## [Exercise prompt]
Write out the data below exactly as given, without any of its pictures.

--- Collected material ---

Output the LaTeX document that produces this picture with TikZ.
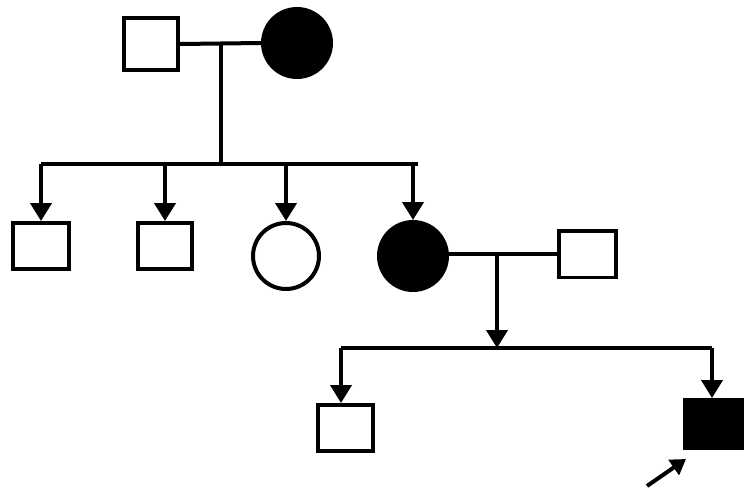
\documentclass[tikz,border=0pt]{standalone}
\usetikzlibrary{arrows.meta}
\begin{document}
\begin{tikzpicture}[x=0.02cm,y=-0.02cm,
  ln/.style={line width=0.08cm, line cap=butt},
  arr/.style={ln,-{Triangle[width=0.42cm,length=0.36cm]}},
  parr/.style={ln,-{Triangle[width=0.36cm,length=0.3cm]}},
  male/.style={draw,line width=0.08cm,rectangle,inner sep=0pt,minimum width=#1},
  female/.style={draw,line width=0.08cm,circle,inner sep=0pt,minimum size=#1},
  aff/.style={fill=black}]
\useasboundingbox (0,0) rectangle (750,490);
% generation I
\node[male=1.08cm,minimum height=1.06cm] (f1) at (151,44) {};
\node[female=1.36cm,aff] (m1) at (297,43) {};
\draw[ln] (f1.east) -- (m1.west);
\coordinate (d1) at (221,43);
\coordinate (s1) at (221,164);
\draw[ln] (d1) -- (s1);
\coordinate (sL) at (41,164);
\coordinate (sR) at (418,164);
\draw[ln] (sL) -- (sR);
% generation II
\node[male=1.14cm,minimum height=0.92cm] (c1) at (41,246) {};
\node[male=1.1cm,minimum height=0.92cm] (c2) at (165,246) {};
\node[female=1.32cm] (c3) at (286,256) {};
\node[female=1.36cm,aff] (c4) at (413,256) {};
\node[male=1.14cm,minimum height=0.94cm] (sp) at (587,254) {};
\foreach \c in {c1,c2,c3,c4}{\draw[arr] (\c.north |- sL) -- (\c.north);}
\coordinate (m2) at (497,254);
\draw[ln] (c4.east |- sp.west) -- (sp.west);
% generation III
\coordinate (tL) at (341,348);
\coordinate (tR) at (712,348);
\draw[arr] (m2) -- (m2 |- tL);
\draw[ln] (tL) -- (tR);
\node[male=1.1cm,minimum height=0.92cm] (g1) at (345,428) {};
\node[male=1.14cm,minimum height=0.96cm,aff] (g2) at (713,424) {};
\draw[arr] (tL) -- (tL |- g1.north);
\draw[arr] (tR) -- (tR |- g2.north);
% proband arrow
\coordinate (pa) at (647,486);
\coordinate (pb) at (686,459);
\draw[parr] (pa) -- (pb);
\end{tikzpicture}
\end{document}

---

## [Response]
Output the LaTeX document that produces this picture with TikZ.
\documentclass[tikz,border=0pt]{standalone}
\usetikzlibrary{arrows.meta}
\begin{document}
\begin{tikzpicture}[x=0.02cm,y=-0.02cm,
  ln/.style={line width=0.08cm, line cap=butt},
  arr/.style={ln,-{Triangle[width=0.42cm,length=0.36cm]}},
  parr/.style={ln,-{Triangle[width=0.36cm,length=0.3cm]}},
  male/.style={draw,line width=0.08cm,rectangle,inner sep=0pt,minimum width=#1},
  female/.style={draw,line width=0.08cm,circle,inner sep=0pt,minimum size=#1},
  aff/.style={fill=black}]
\useasboundingbox (0,0) rectangle (750,490);
% generation I
\node[male=1.08cm,minimum height=1.06cm] (f1) at (151,44) {};
\node[female=1.36cm,aff] (m1) at (297,43) {};
\draw[ln] (f1.east) -- (m1.west);
\coordinate (d1) at (221,43);
\coordinate (s1) at (221,164);
\draw[ln] (d1) -- (s1);
\coordinate (sL) at (41,164);
\coordinate (sR) at (418,164);
\draw[ln] (sL) -- (sR);
% generation II
\node[male=1.14cm,minimum height=0.92cm] (c1) at (41,246) {};
\node[male=1.1cm,minimum height=0.92cm] (c2) at (165,246) {};
\node[female=1.32cm] (c3) at (286,256) {};
\node[female=1.36cm,aff] (c4) at (413,256) {};
\node[male=1.14cm,minimum height=0.94cm] (sp) at (587,254) {};
\foreach \c in {c1,c2,c3,c4}{\draw[arr] (\c.north |- sL) -- (\c.north);}
\coordinate (m2) at (497,254);
\draw[ln] (c4.east |- sp.west) -- (sp.west);
% generation III
\coordinate (tL) at (341,348);
\coordinate (tR) at (712,348);
\draw[arr] (m2) -- (m2 |- tL);
\draw[ln] (tL) -- (tR);
\node[male=1.1cm,minimum height=0.92cm] (g1) at (345,428) {};
\node[male=1.14cm,minimum height=0.96cm,aff] (g2) at (713,424) {};
\draw[arr] (tL) -- (tL |- g1.north);
\draw[arr] (tR) -- (tR |- g2.north);
% proband arrow
\coordinate (pa) at (647,486);
\coordinate (pb) at (686,459);
\draw[parr] (pa) -- (pb);
\end{tikzpicture}
\end{document}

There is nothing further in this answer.